Paardeberg, South Africa is far from the Canadian prairies. In 1899, best friends from the small town of Portage la Prairie, Will and Mason, sign up with the Winnipeg Rifles’ “A” Company to fight in the Second Boer War. Here they meet Robert, the silent anthropologist from Alberta with a mystery he isn’t revealing; Claire, an Australian nurse, chafing under her parents’ glass ceiling; and Campbell Scott, a rebellious veteran with an African wife and a hot air balloon requisitioned by the army for spying.
All are fleeing their former lives but to be free they must face the shattered bodies of war. In the dust and desert of South Africa, they drift towards each other in ways that can spell either disaster or salvation. Different reasons fuel each person’s motion: Mason wants to fight in the name of justice, pride, and manliness. Will, hesitant from the start, ultimately learns that war is hell. Claire struggles for independence, and Campbell Scott drowns his disillusions in his wife’s potent homebrew.
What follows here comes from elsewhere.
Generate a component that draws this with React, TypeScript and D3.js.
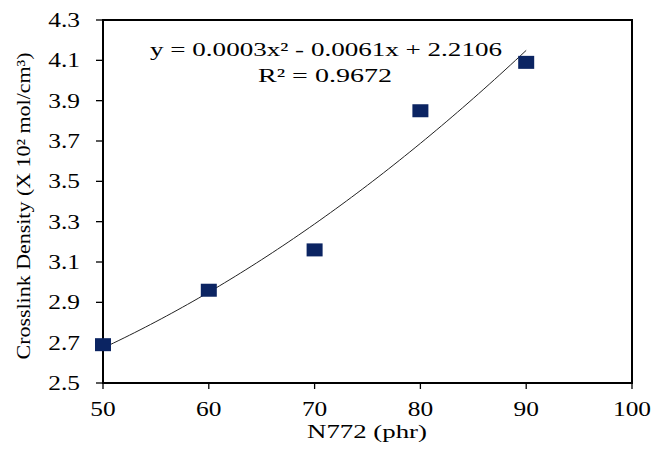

Drift is about challenging and crossing borders and boundaries between and within countries, races, and individuals. History and fate have some hold over the characters but ultimately they have to make decisions in order to stop drifting. With breathtaking grace, Leo Brent Robillard delivers an unstoppable story.
"[Robillard's] prose is economical without being sparse....a style somewhat reminiscent of Hemingway, and it suits his subject well."
-- Winnipeg Free Press
"Robillard's powers of description are poetic, while his action is tight, forceful, compelling....The result is a poignant story of war's reality and what it does to people."
-- Brockville Recorder and Times
"Drift is a beautifully written story."
-- Arlene Smith, Indigo
- "Leo Brent Robillard knows that questions raised by the Boer War are strikingly relevant to our times: are wars waged for political or ethical reasons—to secure diamond and gold mines or to end slavery, to protect oil shipments or to bring democracy? In prose as crisp and bracing as the Great Karoo itself, Drift examines what motivates us to volunteer to fight a war that is not our own, whether it’s idealism, escapism, or cynicism, and shows what happens when any ism comes gunsight to gunsight with reality. Robillard gets it, and he gets it right."
—Wayne Grady, author, with Merilyn Simonds, of Breakfast at the Exit Cafe
- "So often it takes fiction to reveal the truths about our own history. Leo Brent Robillard’s Drift puts a human face on the plight of a soldier of the Second Boer War, a young man with A Company of the Royal Winnipeg Rifles—the “Little Green Devils”—fighting in a faraway land. Armed with his Lee-Enfield rifle, the Canadian warrior encounters new technology in the form of superior guns and observation balloons. He struggles with both the individuality of his fellow fighters, and the sudden and incomprehensible anonymity of their deaths. He learns the true cost of victory."
—Rita Donovan, author of As for the Canadians
Suggested Book Club Questions for Drift
- Comment on the different meanings of the title.
- How and why have attitudes regarding war changed over the last century?
- Media and media coverage of war have also evolved since the Anglo-Boer War. How might these developments play a role in our changing attitudes?
- Despite all that has changed, the Anglo-Boer War and modern conflicts still have much in common. For instance, what parallels can be drawn between Canada's current role in Afghanistan?
- A key conflict in the novel revolves around a disgraceful incident Will witnesses between Canadian troops and an African boy. This occurrence is loosely based upon an event that transpired while Canadian soldiers were serving in Somalia during the 1990s. How is it that amidst the atrocities of war, we can still be outraged by certain forms of violence while accepting others as necessary? Have these lines shifted in the last one hundred years?
- While war is often waged in the name of righteousness and justice – or human rights today – these philosophical concepts are, more often than not, thinly veiled dressing for slightly more base economic imperatives. During the Anglo-Boer War, it was access to diamonds and other resources in South Africa. What modern conflicts fit this description? Why do we feel the need to "dress up" these economic pursuits?
- When referring to Africa, Campbell says, "There are European footprints all over this continent. But the wind erases them eventually." What does this mean? Is it true? Where else do we see this in history?
- All the characters in the novel find themselves at the mercy of history. Some attempt to carve out their own destinies within the confines of history, some ignore history, and some throw their hands up in defeat. Comment specifically on Will, Robert, Claire, Mason and Campbell. What about minor characters such as Siphokazi or Hilde?
- Discuss the development of Will's relationship with Claire. How is their "love" believable?
- What, if anything, does Will learn on this journey? How is he different in the end?
Leo Brent Robillard is an author and an educator. His work has appeared in various magazines, journals, and anthologies in Canada and abroad. He is a past recipient of the George Johnston Poetry Prize, the Ray Burell Award for Poetry and the Cold Steel Crime and Mystery Award. He is the author of three Turnstone Press novels, Leaving Wyoming, Houdini’s Shadow, and Drift. He lives, teaches, and writes in Ontario.